Every few months, a news story will highlight a child denied a lunch in the cafeteria — sometimes forced to throw the meal away or given a cheese sandwich instead of the planned lunch menu items — because the child does not have money to pay.

Other districts will stamp a child’s hand “I owe lunch money.”

These scenarios have played out across the country, and are a badge of shame for students. Thanks to a groundbreaking bill passed last week, this shaming will never happen again in New Mexico

The state’s Hunger-Free Students’ Bill of Rights (SB 374) ensures that no child in the state is denied a meal if they do not have money in their lunch account or in hand when they are in the lunch line. New Mexico Appleseed and the New Mexico School Nutrition Association supported the legislation to protect students from stigma in the cafeteria and provide guidelines for school districts in the state to use to collect unpaid meal debt.

Among other provisions, the law requires that:

  • Schools serve students a meal that meets U.S. Department of Agriculture (USDA) guidelines regardless of whether the student has money to pay or owes money. Schools may not throw away a meal after it has been served to a student because the student does not have the money to pay or owes money.
  • If a student owes money for five or more meals, the school must take steps to certify the family for free or reduced-price meals if the family is eligible, including checking lists of categorically eligible children, making two attempts to provide an application to the family, and having a principal or counselor contact the family to offer assistance.
  • Schools may not identify or stigmatize children who cannot pay for a meal, including using stickers or hand stamps, or require them to do chores or work.

Several other states, including Texas and California, are considering similar bills that would address the stigma and embarrassment low-income students can face in the cafeteria when they do not have money to pay for a meal.
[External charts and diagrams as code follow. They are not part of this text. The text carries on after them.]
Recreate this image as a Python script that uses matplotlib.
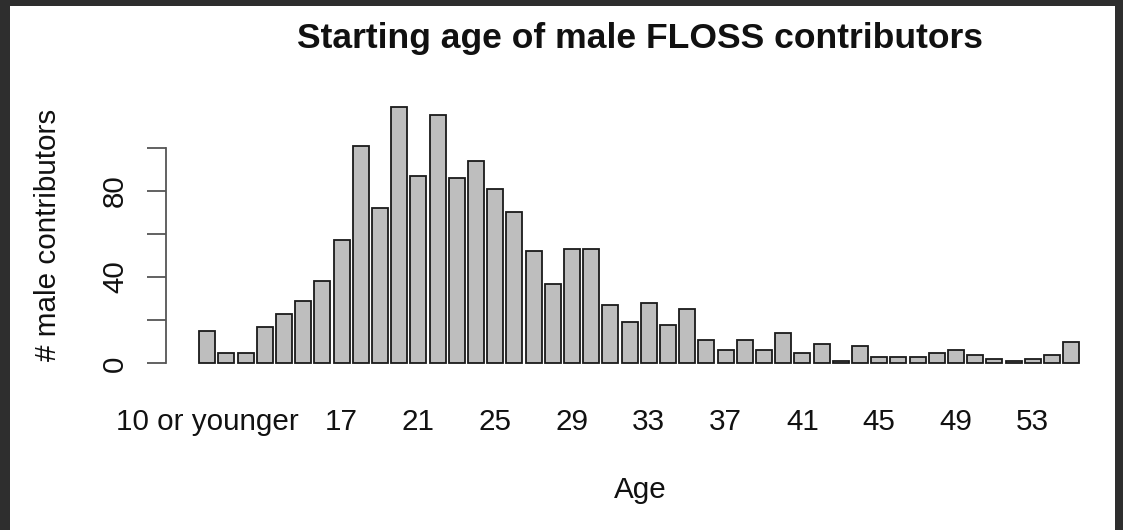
import matplotlib
matplotlib.use("Agg")
import matplotlib.pyplot as plt
from matplotlib.patches import Rectangle

# Starting age categories and number of male contributors per age
ages = ["10 or younger", "11", "12", "13", "14", "15", "16", "17", "18", "19",
        "20", "21", "22", "23", "24", "25", "26", "27", "28", "29",
        "30", "31", "32", "33", "34", "35", "36", "37", "38", "39",
        "40", "41", "42", "43", "44", "45", "46", "47", "48", "49",
        "50", "51", "52", "53", "54", "55"]
counts = [15, 5, 5, 17, 23, 29, 38, 57, 101, 72,
          119, 87, 115, 86, 94, 81, 70, 52, 37, 53,
          53, 27, 19, 28, 18, 25, 11, 6, 11, 6,
          14, 5, 9, 1, 8, 3, 3, 3, 5, 6,
          4, 2, 1, 2, 4, 10]

# Axis annotations
x_labels_shown = ["10 or younger", "17", "21", "25", "29", "33", "37",
                  "41", "45", "49", "53"]
y_ticks = [0, 20, 40, 60, 80, 100]
y_labels_shown = {0: "0", 40: "40", 80: "80"}

title = "Starting age of male FLOSS contributors"
xlabel = "Age"
ylabel = "# male contributors"

W, H, DPI = 1123, 530, 100
FONT = "Liberation Sans"
BASE = 21.3  # pt

fig = plt.figure(figsize=(W / DPI, H / DPI), dpi=DPI)
fig.patch.set_facecolor("#2e2e2e")

# white page inside the dark frame
fig.patches.append(Rectangle((10 / W, 0), (1115 - 10) / W, (H - 6) / H,
                             transform=fig.transFigure, facecolor="white",
                             edgecolor="none", zorder=-10))

ax_left, ax_right = 166, 1114
ax_top, ax_bottom = 96.5, 373.6
ax = fig.add_axes([ax_left / W, (H - ax_bottom) / H,
                   (ax_right - ax_left) / W, (ax_bottom - ax_top) / H])
ax.set_zorder(5)
ax.patch.set_visible(False)

pos = list(range(len(ages)))
ax.bar(pos, counts, width=1 / 1.2, color="#bebebe", edgecolor="#1a1a1a",
       linewidth=1.3, zorder=2)

ax.set_xlim(-2.146, 47.23)
ax.set_ylim(-4.76, 123.76)

for side in ("top", "right", "bottom"):
    ax.spines[side].set_visible(False)
ax.spines["left"].set_bounds(0, 100)
ax.spines["left"].set_color("#555555")
ax.spines["left"].set_linewidth(1.3)

# y axis: ticks every 20, labels on alternate ticks, parallel to the axis
ax.set_yticks(y_ticks)
ax.set_yticklabels([y_labels_shown.get(t, "") for t in y_ticks])
ax.tick_params(axis="y", length=13.9, width=1.3, color="#555555", pad=17.1,
               labelsize=BASE)
for lab in ax.get_yticklabels():
    lab.set_rotation(90)
    lab.set_rotation_mode("anchor")
    lab.set_va("baseline")
    lab.set_ha("center")
    lab.set_fontfamily(FONT)
    lab.set_color("#111111")

# x axis: category names only, no axis line or tick marks
xt = [ages.index(l) for l in x_labels_shown]
ax.set_xticks(xt)
ax.set_xticklabels(x_labels_shown)
ax.tick_params(axis="x", length=0, pad=40.6, labelsize=BASE)
for lab in ax.get_xticklabels():
    lab.set_va("baseline")
    lab.set_fontfamily(FONT)
    lab.set_color("#111111")

ax.set_xlabel(xlabel, fontsize=BASE, fontfamily=FONT, color="#111111")
ax.xaxis.label.set_va("baseline")
ax.xaxis.set_label_coords(0.5, (ax_bottom - 498.3) / (ax_bottom - ax_top))

ax.set_ylabel(ylabel, fontsize=BASE, fontfamily=FONT, color="#111111")
ax.yaxis.label.set_rotation_mode("anchor")
ax.yaxis.label.set_va("baseline")
ax.yaxis.label.set_ha("center")
ax.yaxis.set_label_coords((56 - ax_left) / (ax_right - ax_left), 0.5)

fig.text((ax_left + ax_right) / 2 / W, (H - 47.7) / H, title,
         fontsize=BASE * 1.2, fontweight="bold", fontfamily=FONT,
         ha="center", va="baseline", color="#111111", zorder=6)

fig.savefig("out.png", dpi=DPI, facecolor=fig.get_facecolor())
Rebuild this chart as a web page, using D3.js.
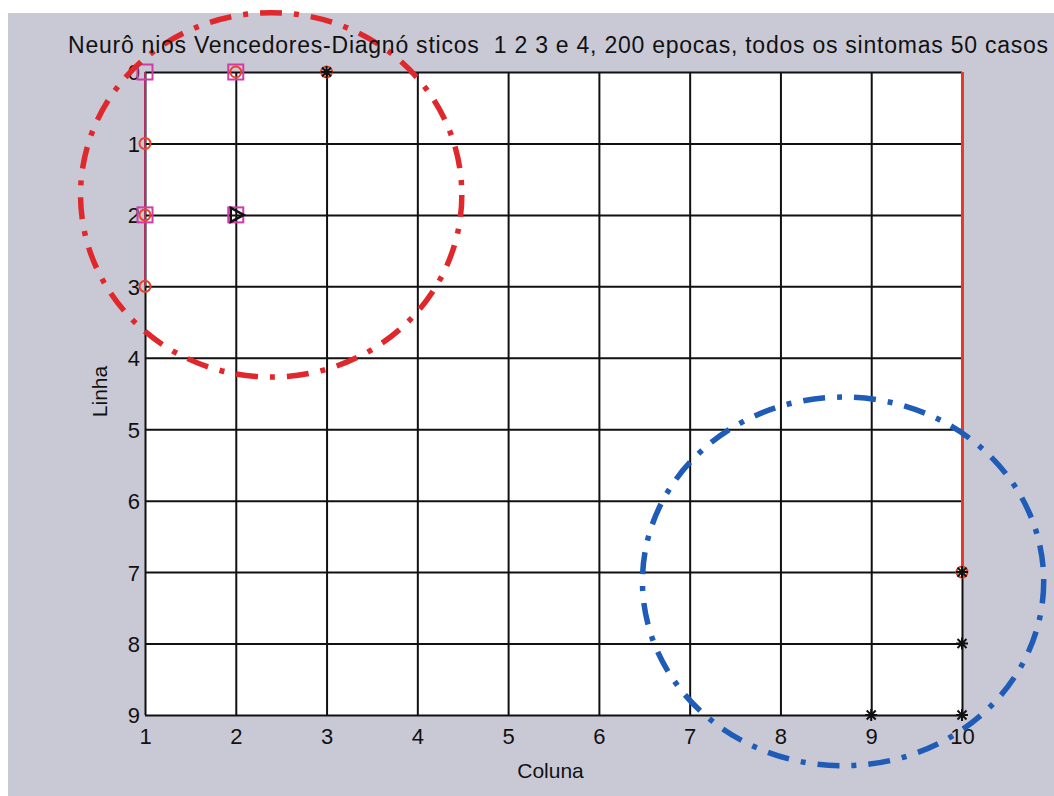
<!DOCTYPE html>
<html>
<head>
<meta charset="utf-8">
<script src="https://cdn.jsdelivr.net/npm/d3@7"></script>
<style>
  html, body { margin: 0; padding: 0; background: #ffffff; }
  svg { display: block; }
  text { font-family: "Liberation Sans", Arial, sans-serif; fill: #111; }
</style>
</head>
<body>
<svg id="chart" width="1054" height="796"></svg>
<script>
// Grid coordinates: columns 1..10, rows 0..9 (row 0 at the top)
const colTicks = [1, 2, 3, 4, 5, 6, 7, 8, 9, 10];
const rowTicks = [0, 1, 2, 3, 4, 5, 6, 7, 8, 9];

// Winning neurons per diagnosis, as [coluna, linha]
const squareNeurons   = [[1, 0], [2, 0], [1, 2], [2, 2]];
const circleNeurons   = [[2, 0], [3, 0], [1, 1], [1, 2], [1, 3], [10, 7]];
const asteriskNeurons = [[3, 0], [10, 7], [10, 8], [9, 9], [10, 9]];
const triangleNeurons = [[2, 2]];

// Coloured traces along the frame: [coluna, linha inicial, linha final]
const magentaTrace = [[1, 0, 3]];
const redTrace     = [[10, 0, 7]];

// Highlight groups (dash-dot ellipses): centre col/row, radius in cols/rows
const groupEllipses = [
  { name: "grupo1", cx: 2.39, cy: 1.72, rx: 2.1, ry: 2.55, color: "#e0282c" },
  { name: "grupo2", cx: 8.69, cy: 7.13, rx: 2.21, ry: 2.58, color: "#1f5cb8" }
];

const titleText = "Neurô nios Vencedores-Diagnó sticos  1 2 3 e 4, 200 epocas, todos os sintomas 50 casos";

const W = 1054, H = 796;
const plot = { left: 145, right: 962, top: 72, bottom: 715 };

const svg = d3.select("#chart");

// page background with the thin white margin on top/left
svg.append("rect").attr("x", 8).attr("y", 13).attr("width", W - 8).attr("height", H - 13)
  .attr("fill", "#c9c9d6");

const x = d3.scaleLinear().domain([1, 10]).range([plot.left, plot.right]);
const y = d3.scaleLinear().domain([0, 9]).range([plot.top, plot.bottom]);

// plot area
svg.append("rect")
  .attr("x", plot.left).attr("y", plot.top)
  .attr("width", plot.right - plot.left).attr("height", plot.bottom - plot.top)
  .attr("fill", "#ffffff");

// grid through the axes
const gx = svg.append("g")
  .attr("transform", `translate(0,${plot.bottom})`)
  .call(d3.axisBottom(x).tickValues(colTicks).tickFormat(d3.format("d"))
    .tickSizeInner(-(plot.bottom - plot.top)).tickSizeOuter(0).tickPadding(13));
const gy = svg.append("g")
  .attr("transform", `translate(${plot.left},0)`)
  .call(d3.axisLeft(y).tickValues(rowTicks).tickFormat(d3.format("d"))
    .tickSizeInner(-(plot.right - plot.left)).tickSizeOuter(0).tickPadding(5));

[gx, gy].forEach(g => {
  g.select(".domain").remove();
  g.selectAll(".tick line").attr("stroke", "#111").attr("stroke-width", 2);
  g.selectAll(".tick text").attr("font-size", 22).attr("fill", "#111")
    .style("font-family", "'Liberation Sans', Arial, sans-serif");
});
gx.selectAll(".tick text").attr("dy", "0.72em");
gy.selectAll(".tick text").attr("dy", "0.36em");

// coloured frame traces
svg.append("g").selectAll("line").data(magentaTrace).join("line")
  .attr("x1", d => x(d[0])).attr("x2", d => x(d[0]))
  .attr("y1", d => y(d[1])).attr("y2", d => y(d[2]))
  .attr("stroke", "#b0306a").attr("stroke-width", 2);
svg.append("g").selectAll("line").data(redTrace).join("line")
  .attr("x1", d => x(d[0])).attr("x2", d => x(d[0]))
  .attr("y1", d => y(d[1])).attr("y2", d => y(d[2]))
  .attr("stroke", "#e8372a").attr("stroke-width", 2);

// markers
const mk = svg.append("g");
mk.selectAll("rect.sq").data(squareNeurons).join("rect").attr("class", "sq")
  .attr("x", d => x(d[0]) - 7.5).attr("y", d => y(d[1]) - 7.5)
  .attr("width", 15).attr("height", 15)
  .attr("fill", "none").attr("stroke", "#d23aa8").attr("stroke-width", 2);
mk.selectAll("circle.ci").data(circleNeurons).join("circle").attr("class", "ci")
  .attr("cx", d => x(d[0])).attr("cy", d => y(d[1])).attr("r", 5.5)
  .attr("fill", "none").attr("stroke", "#e8442a").attr("stroke-width", 2);
mk.selectAll("path.tri").data(triangleNeurons).join("path").attr("class", "tri")
  .attr("transform", d => `translate(${x(d[0])},${y(d[1])})`)
  .attr("d", "M-5,-7 L8,0 L-5,7 Z")
  .attr("fill", "none").attr("stroke", "#111").attr("stroke-width", 2.5);
const star = "M-6,0 L6,0 M0,-6 L0,6 M-4.5,-4.5 L4.5,4.5 M-4.5,4.5 L4.5,-4.5";
mk.selectAll("path.ast").data(asteriskNeurons).join("path").attr("class", "ast")
  .attr("transform", d => `translate(${x(d[0])},${y(d[1])})`)
  .attr("d", star).attr("fill", "none").attr("stroke", "#111").attr("stroke-width", 2);

// highlight ellipses
svg.append("g").selectAll("ellipse").data(groupEllipses).join("ellipse")
  .attr("cx", d => x(d.cx)).attr("cy", d => y(d.cy))
  .attr("rx", d => x(d.cx + d.rx) - x(d.cx))
  .attr("ry", d => y(d.cy + d.ry) - y(d.cy))
  .attr("fill", "none").attr("stroke", d => d.color)
  .attr("stroke-width", 5.5).attr("stroke-dasharray", "22 12 5 12");

// title and axis labels
svg.append("text").attr("x", 68).attr("y", 53).attr("text-anchor", "start")
  .attr("font-size", 23).attr("xml:space", "preserve").style("white-space", "pre")
  .attr("textLength", 980).attr("lengthAdjust", "spacing")
  .text(titleText);
svg.append("text").attr("x", (plot.left + plot.right) / 2 - 3).attr("y", 778)
  .attr("text-anchor", "middle").attr("font-size", 21).text("Coluna");
svg.append("text").attr("transform", `translate(107,${(plot.top + plot.bottom) / 2 - 2}) rotate(-90)`)
  .attr("text-anchor", "middle").attr("font-size", 21).text("Linha");
</script>
</body>
</html>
In 2014, Minnesota passed legislation to provide state funding to eliminate the 40-cent fee for reduced-price school lunch and ensure that efforts to obtain payment of outstanding school meal debt do not stigmatize children.

Conservative political strategist John Weaver weighed in on the issue

Why now?

The 2017–2018 school year will be the first school year that school districts participating in the National School Lunch or School Breakfast programs are required to establish policies and procedures to address the challenge of unpaid school meal fees.

The Healthy, Hunger-Free Kids Act of 2010 required the USDA to examine the issue. In response, USDA has issued guidance requiring schools to have a policy but it allows significant local discretion on the content of the policy.

States may also develop a policy for all school districts to follow or provide guidelines that school districts’ policies must meet, while allowing for some local discretion.

USDA has developed a variety of resources on its Unpaid Meal Fees page to help school districts develop, disseminate, and implement an effective policy that protects access for children and families and supports school nutrition departments’ bottom line.

What advocates can do:

  • talk to your state’s child nutrition agency about adopting a statewide policy for all school districts that protects students from school lunch shaming and takes steps to link eligible families to free or reduced-price school meals. These are core components of a strong policy on unpaid school lunch fees;
  • consider passing state legislation if the state child nutrition agency cannot set a strong policy; and
  • ask your local school districts if schools currently have a policy for unpaid school meal fees and work with them to develop a policy or improve upon the policy already in place.